Assessing fairness in machine learning models: A study of racial bias using matched counterparts in mortality prediction for patients with chronic diseases.

Objective: Existing approaches to fairness evaluation often overlook systematic differences in the social determinants of health, like demographics and socioeconomics, among comparison groups, potentially leading to inaccurate or even contradictory conclusions. This study aims to evaluate racial disparities in predicting mortality among patients with chronic diseases using a fairness detection method that considers systematic differences.

Methods: We created five datasets from Mass General Brigham's electronic health records (EHR), each focusing on a different chronic condition: congestive heart failure (CHF), chronic kidney disease (CKD), chronic obstructive pulmonary disease (COPD), chronic liver disease (CLD), and dementia. For each dataset, we developed separate machine learning models to predict 1-year mortality and examined racial disparities by comparing prediction performances between Black and White individuals. We compared racial fairness evaluation between the overall Black and White individuals versus their counterparts who were Black and matched White individuals identified by propensity score matching, where the systematic differences were mitigated.

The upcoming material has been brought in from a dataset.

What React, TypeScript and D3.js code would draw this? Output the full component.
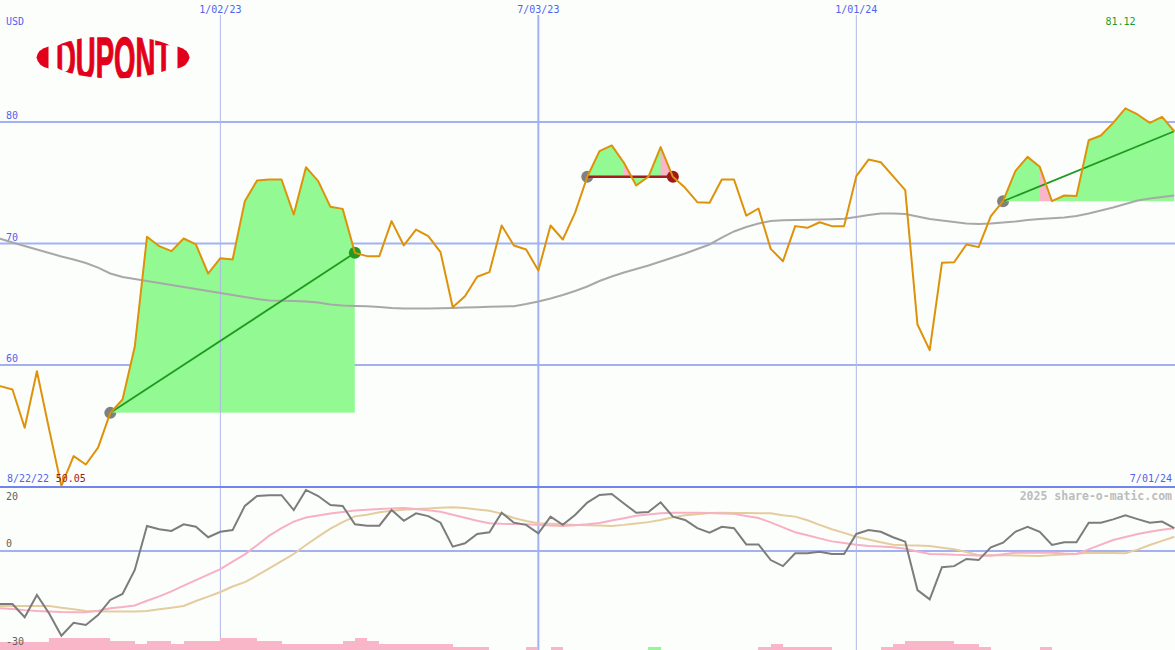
import React from 'react';
import * as d3 from 'd3';

// ---------- data ----------
const FIRST_WEEK = new Date(2022, 7, 22);
const LAST_WEEK = new Date(2024, 6, 1);

// weekly closes, USD
const closes = [
  58.0, 58.26, 57.98, 54.83, 59.49, 54.7, 50.05, 52.5, 51.81, 53.2,
  56.06, 57.16, 61.5, 70.55, 69.78, 69.37, 70.41, 69.92, 67.53, 68.79,
  68.68, 73.48, 75.19, 75.27, 75.27, 72.39, 76.28, 75.13, 73.02, 72.85,
  69.23, 68.96, 68.96, 71.84, 69.84, 71.15, 70.6, 69.29, 64.76, 65.66,
  67.26, 67.64, 71.48, 69.84, 69.51, 67.78, 71.48, 70.33, 72.52, 75.49,
  77.6, 78.07, 76.64, 74.77, 75.49, 77.93, 75.49, 74.58, 73.4, 73.35,
  75.27, 75.27, 72.3, 72.88, 69.56, 68.54, 71.43, 71.29, 71.75, 71.43,
  71.43, 75.54, 76.91, 76.69, 75.54, 74.39, 63.33, 61.22, 68.41, 68.46,
  69.92, 69.7, 72.25, 73.48, 75.95, 77.13, 76.31, 73.48, 73.95, 73.9,
  78.5, 78.89, 79.93, 81.12, 80.62, 79.93, 80.43, 79.24,
];

// long moving average
const movingAvg = [
  70.6, 70.39, 70.08, 69.79, 69.51, 69.22, 68.93, 68.68, 68.4, 68.02,
  67.53, 67.24, 67.08, 66.91, 66.75, 66.58, 66.42, 66.26, 66.09, 65.93,
  65.76, 65.6, 65.43, 65.31, 65.29, 65.27, 65.23, 65.14, 64.98, 64.9,
  64.86, 64.84, 64.77, 64.69, 64.65, 64.65, 64.65, 64.67, 64.69, 64.73,
  64.76, 64.79, 64.81, 64.84, 65.02, 65.23, 65.47, 65.76, 66.09, 66.46,
  66.91, 67.28, 67.61, 67.9, 68.19, 68.52, 68.85, 69.18, 69.55, 69.92,
  70.49, 70.99, 71.36, 71.65, 71.85, 71.92, 71.93, 71.95, 71.98, 72.0,
  72.03, 72.18, 72.35, 72.47, 72.47, 72.43, 72.22, 72.02, 71.89, 71.77,
  71.65, 71.6, 71.65, 71.73, 71.81, 71.93, 72.02, 72.08, 72.14, 72.26,
  72.47, 72.72, 72.96, 73.25, 73.54, 73.7, 73.83, 73.95,
];

// lower panel: momentum (gray)
const momentum = [
  -19.3, -19.3, -19.3, -24.1, -16, -22.7, -30.8, -26.1, -26.9, -23.3,
  -17.8, -15.6, -6.9, 9.1, 7.9, 7.3, 9.7, 8.8, 5, 7,
  7.6, 16.4, 20, 20.3, 20.3, 14.9, 22.2, 20, 16.7, 16.4,
  9.7, 9.2, 9.2, 14.9, 11, 13.7, 12.7, 10.3, 1.6, 2.8,
  6.2, 6.8, 13.9, 10.3, 9.5, 6.4, 12.5, 9.5, 13.1, 17.6,
  20.4, 20.7, 17.3, 13.9, 14.2, 17.7, 12.5, 11.3, 8.3, 6.7,
  8.8, 8.3, 2.4, 2.4, -3.3, -5.5, -0.8, -0.8, -0.3, -1.1,
  -1.1, 6.2, 7.6, 7, 5, 3.4, -14.2, -17.6, -5.9, -5.5,
  -2.9, -3.3, 1.3, 3, 7, 8.8, 7, 2.2, 3.2, 3.2,
  10.3, 10.3, 11.5, 13, 11.6, 10.3, 10.7, 8.3,
];

// lower panel: fast signal (pink)
const signalFast = [
  -20.6, -20.8, -21.1, -21.5, -21.8, -22.0, -22.2, -22.3, -22.3, -21.7,
  -20.8, -20.4, -19.8, -18.1, -16.5, -14.7, -12.6, -10.6, -8.6, -6.6,
  -3.9, -1.2, 2.1, 5.6, 8.3, 10.7, 12.2, 12.9, 13.6, 14.2,
  14.7, 15.0, 15.3, 15.5, 15.6, 15.3, 14.8, 14.3, 13.2, 12.1,
  11.0, 10.1, 9.9, 9.8, 9.7, 9.5, 9.3, 9.1, 9.4, 9.7,
  10.2, 11.1, 11.9, 12.8, 13.3, 13.7, 13.9, 13.9, 13.9, 13.8,
  13.6, 13.5, 12.7, 12.0, 10.4, 8.6, 6.8, 5.7, 4.6, 3.5,
  2.9, 2.3, 1.8, 1.6, 1.4, 0.8, -0.2, -1.1, -1.2, -1.4,
  -1.5, -1.6, -1.7, -1.2, -0.6, -0.6, -0.6, -0.6, -0.9, -1.1,
  0.6, 2.3, 4.0, 5.1, 6.2, 7.0, 7.7, 8.3,
];

// lower panel: slow signal (tan)
const signalSlow = [
  -20, -20, -20, -20, -20, -20, -20.6, -21.2, -21.8, -21.9,
  -22, -22, -22, -21.8, -21.2, -20.6, -20, -18.2, -16.6, -14.9,
  -12.9, -11.3, -8.9, -6.3, -3.7, -1.1, 2.2, 5.2, 8.1, 10.5,
  12.6, 13.2, 14.1, 14.6, 15.0, 15.3, 15.5, 15.7, 15.9, 15.6,
  15.1, 14.6, 13.6, 12.0, 10.9, 10.1, 9.9, 9.7, 9.5, 9.4,
  9.3, 9.1, 9.5, 10.0, 10.5, 11.3, 12.3, 13.0, 13.4, 13.8,
  13.9, 13.8, 13.8, 13.7, 13.7, 13.0, 12.5, 11.2, 9.5, 7.9,
  6.6, 5.2, 4.2, 3.2, 2.3, 2.1, 2.0, 1.8, 1.2, 0.6,
  -0.4, -1.5, -1.5, -1.5, -1.6, -1.7, -1.8, -1.5, -1.3, -1.0,
  -0.6, -0.7, -0.7, -0.8, 0.5, 2.2, 3.7, 5.2,
];

// histogram (negative = pink, positive = green)
const histogram = [
  -4, -4, -4, -4, -4, -6, -6, -6, -6, -6,
  -4.5, -4.5, -3, -4.5, -4.5, -3, -4.5, -4.5, -4.5, -6,
  -6, -6, -4.5, -4.5, -3, -3, -3, -3, -3, -4.5,
  -6, -4.5, -3, -3, -3, -3, -3, -3, -1.7, -1.7,
  -1.7, 0, 0, 0, -1.7, 0, -1.7, 0, 0, 0,
  0, 0, 0, 0, 1.7, 0, 0, 0, 0, 0,
  0, 0, 0, -1.7, -3, -1.7, -1.7, -1.7, -1.7, 0,
  0, 0, 0, -1.7, -3, -4.5, -4.5, -4.5, -4.5, -3,
  -3, -1.7, 0, 0, 0, 0, -1.7, 0, 0, 0,
  0, 0, 0, 0, 0, 0, 0, 0,
];

const dateTicks = [
  { date: new Date(2023, 0, 2), label: '1/02/23', strong: false },
  { date: new Date(2023, 6, 3), label: '7/03/23', strong: true },
  { date: new Date(2024, 0, 1), label: '1/01/24', strong: false },
];
const priceTicks = [80, 70, 60];
const lowerTickLabels = [
  { value: 20, label: '20' },
  { value: 0, label: '0' },
  { value: -30, label: '-30' },
];

const trades = [
  { entry: 10, exit: 30, open: false, win: true, pinkSegments: [] as number[] },
  { entry: 49, exit: 56, open: false, win: false, pinkSegments: [52, 55] },
  { entry: 83, exit: 97, open: true, win: true, pinkSegments: [86] },
];

// ---------- layout / style ----------
const W = 1175;
const H = 650;
const FONT = "'DejaVu Sans Mono', monospace";
const BLUE_TEXT = '#5262ee';
const GRID = '#a3b1f2';
const GREEN_FILL = '#93fa93';
const PINK_FILL = '#f8b6c8';
const LOGO_RED = '#e2001a';

export default function App() {
  const dates = closes.map((_, i) => d3.timeWeek.offset(FIRST_WEEK, i));
  const x = d3.scaleTime().domain([FIRST_WEEK, LAST_WEEK]).range([-12, 1174.3]);
  const y = d3.scaleLinear().domain([60, 80]).range([365, 122]);
  const yLow = d3.scaleLinear().domain([-30, 20]).range([633.5, 496]);
  const yHist = d3.scaleLinear().domain([0, 10]).range([650, 630]);

  const X = (i: number) => x(dates[i]);
  const mainLine = d3.line<number>().x((_, i) => X(i)).y((d) => y(d));
  const lowLine = d3.line<number>().x((_, i) => X(i)).y((d) => yLow(d));

  const minIdx = d3.minIndex(closes.slice(1)) + 1;
  const maxIdx = d3.maxIndex(closes);

  const sepY = y(50.05) + 1;
  const barW = X(1) - X(0);

  return (
    <svg
      width={W}
      height={H}
      style={{ position: 'absolute', left: 0, top: 0, display: 'block', background: '#fcfefc' }}
    >
      <rect x={0} y={0} width={W} height={H} fill="#fcfefc" />
      <defs>
        {trades.map((t, k) => {
          const base = y(closes[t.entry]);
          return (
            <React.Fragment key={k}>
              <clipPath id={`above${k}`}>
                <rect x={X(t.entry)} y={0} width={X(t.exit) - X(t.entry)} height={base} />
              </clipPath>
              <clipPath id={`below${k}`}>
                <rect x={X(t.entry)} y={base} width={X(t.exit) - X(t.entry)} height={H - base} />
              </clipPath>
            </React.Fragment>
          );
        })}
        <clipPath id="logoClip">
          <ellipse cx={114} cy={57} rx={66} ry={21.5} />
        </clipPath>
      </defs>

      {/* horizontal price grid */}
      {priceTicks.map((p) => (
        <g key={p}>
          <line x1={0} x2={W} y1={y(p)} y2={y(p)} stroke={GRID} strokeWidth={2} />
          <text x={6} y={y(p) - 3} fontFamily={FONT} fontSize={10} fill={BLUE_TEXT}>
            {p}
          </text>
        </g>
      ))}

      {/* lower panel zero line */}
      <line x1={0} x2={W} y1={yLow(0)} y2={yLow(0)} stroke={GRID} strokeWidth={2} />

      {/* entry dots (beneath fills) */}
      {trades.map((t, k) => (
        <circle key={k} cx={X(t.entry)} cy={y(closes[t.entry])} r={6} fill="#808080" />
      ))}

      {/* trade fills */}
      {trades.map((t, k) => {
        const base = y(closes[t.entry]);
        const idx = d3.range(t.entry, t.exit + 1);
        const area = d3
          .area<number>()
          .x((i) => X(i))
          .y0(base)
          .y1((i) => y(closes[i]));
        const poly = (i: number) =>
          `M${X(i)},${base}L${X(i)},${y(closes[i])}L${X(i + 1)},${y(closes[i + 1])}L${X(i + 1)},${base}Z`;
        return (
          <g key={k}>
            <g clipPath={`url(#above${k})`}>
              <path d={area(idx) || ''} fill={GREEN_FILL} />
              {t.pinkSegments.map((i) => (
                <path key={i} d={poly(i)} fill={PINK_FILL} />
              ))}
            </g>
            <g clipPath={`url(#below${k})`}>
              <path d={area(idx) || ''} fill={GREEN_FILL} />
            </g>
          </g>
        );
      })}

      {/* vertical date lines */}
      {dateTicks.map((d) => (
        <g key={d.label}>
          <line
            x1={x(d.date)}
            x2={x(d.date)}
            y1={15}
            y2={H}
            stroke={d.strong ? GRID : '#b0b6e6'}
            strokeWidth={d.strong ? 2 : 1}
          />
          <text
            x={x(d.date)}
            y={12.5}
            textAnchor="middle"
            fontFamily={FONT}
            fontSize={10}
            fill={BLUE_TEXT}
          >
            {d.label}
          </text>
        </g>
      ))}

      {/* moving average */}
      <path d={mainLine(movingAvg) || ''} fill="none" stroke="#a8a8a8" strokeWidth={2} />

      {/* trade lines */}
      {trades.map((t, k) => (
        <line
          key={k}
          x1={X(t.entry)}
          y1={y(closes[t.entry])}
          x2={X(t.exit)}
          y2={y(closes[t.exit])}
          stroke={t.win ? '#1f9a1f' : '#a41c1c'}
          strokeWidth={t.win ? 1.8 : 2.6}
        />
      ))}

      {/* exit dots */}
      {trades
        .filter((t) => !t.open)
        .map((t, k) => (
          <circle
            key={k}
            cx={X(t.exit)}
            cy={y(closes[t.exit])}
            r={6}
            fill={t.win ? '#229a22' : '#a01818'}
          />
        ))}

      {/* price line */}
      <path d={mainLine(closes) || ''} fill="none" stroke="#de920a" strokeWidth={2} strokeLinejoin="round" />

      {/* separator */}
      <line x1={0} x2={W} y1={sepY} y2={sepY} stroke="#7484ee" strokeWidth={2} />

      {/* histogram */}
      {histogram.map((v, i) =>
        v === 0 ? null : (
          <rect
            key={i}
            x={X(i)}
            y={yHist(Math.abs(v))}
            width={barW}
            height={H - yHist(Math.abs(v))}
            fill={v > 0 ? GREEN_FILL : PINK_FILL}
            shapeRendering="crispEdges"
          />
        )
      )}

      {/* lower lines */}
      <path d={lowLine(signalSlow) || ''} fill="none" stroke="#e4cc9e" strokeWidth={2} />
      <path d={lowLine(signalFast) || ''} fill="none" stroke="#f7b0c4" strokeWidth={2} />
      <path d={lowLine(momentum) || ''} fill="none" stroke="#7c7c7c" strokeWidth={2} />

      {/* lower labels */}
      {lowerTickLabels.map((l) => (
        <text
          key={l.label}
          x={6}
          y={l.value === 20 ? 500 : l.value === 0 ? yLow(0) - 4 : 645}
          fontFamily={FONT}
          fontSize={10}
          fill="#606060"
        >
          {l.label}
        </text>
      ))}

      {/* texts */}
      <text x={6} y={25} fontFamily={FONT} fontSize={10} fill={BLUE_TEXT}>
        USD
      </text>
      <text x={7} y={sepY - 4.5} fontFamily={FONT} fontSize={10} fill={BLUE_TEXT}>
        8/22/22
      </text>
      <text x={X(minIdx) - 5.7} y={sepY - 4.5} fontFamily={FONT} fontSize={10} fill="#a01818">
        {closes[minIdx].toFixed(2)}
      </text>
      <text x={1172} y={sepY - 4.5} textAnchor="end" fontFamily={FONT} fontSize={10} fill={BLUE_TEXT}>
        7/01/24
      </text>
      <text x={X(maxIdx) - 20} y={25} fontFamily={FONT} fontSize={10} fill="#1f9a1f">
        {closes[maxIdx].toFixed(2)}
      </text>
      <text
        x={1172}
        y={500}
        textAnchor="end"
        fontFamily={FONT}
        fontSize={11.5}
        fontWeight="bold"
        fill="#bcbcbc"
      >
        2025 share-o-matic.com
      </text>

      {/* logo */}
      <g fill={LOGO_RED}>
        <path d="M48.5,46.5 Q38,49 36.5,57.5 Q38,66 48.5,68.5 Z" />
        <path d="M177.5,46.5 Q188,49 189.5,57.5 Q188,66 177.5,68.5 Z" />
        <g clipPath="url(#logoClip)">
          <g transform="translate(56,79) scale(1,1.5)">
            <text
              x={0}
              y={0}
              fontFamily="'Liberation Sans', Arial, sans-serif"
              fontWeight="bold"
              fontSize={40}
              textLength={116}
              lengthAdjust="spacingAndGlyphs"
              stroke={LOGO_RED}
              strokeWidth={0.9}
              strokeLinejoin="miter"
            >
              DUPONT
            </text>
          </g>
        </g>
      </g>
    </svg>
  );
}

Results: We identified significant differences between Black and White individuals in age, gender, marital status, education level, smoking status, health insurance type, body mass index, and Charlson comorbidity index (p-value < 0.001). When examining matched Black and White subpopulations identified through propensity score matching, significant differences between particular covariates existed. We observed weaker significance levels in the CHF cohort for insurance type (p = 0.043), in the CKD cohort for insurance type (p = 0.005) and education level (p = 0.016), and in the dementia cohort for body mass index (p = 0.041); with no significant differences for other covariates. When examining mortality prediction models across the five study cohorts, we conducted a comparison of fairness evaluations before and after mitigating systematic differences. We revealed significant differences in the CHF cohort with p-values of 0.021 and 0.001 in terms of F1 measure and Sensitivity for the AdaBoost model, and p-values of 0.014 and 0.003 in terms of F1 measure and Sensitivity for the MLP model, respectively.

Discussion And Conclusion: This study contributes to research on fairness assessment by focusing on the examination of systematic disparities and underscores the potential for revealing racial bias in machine learning models used in clinical settings.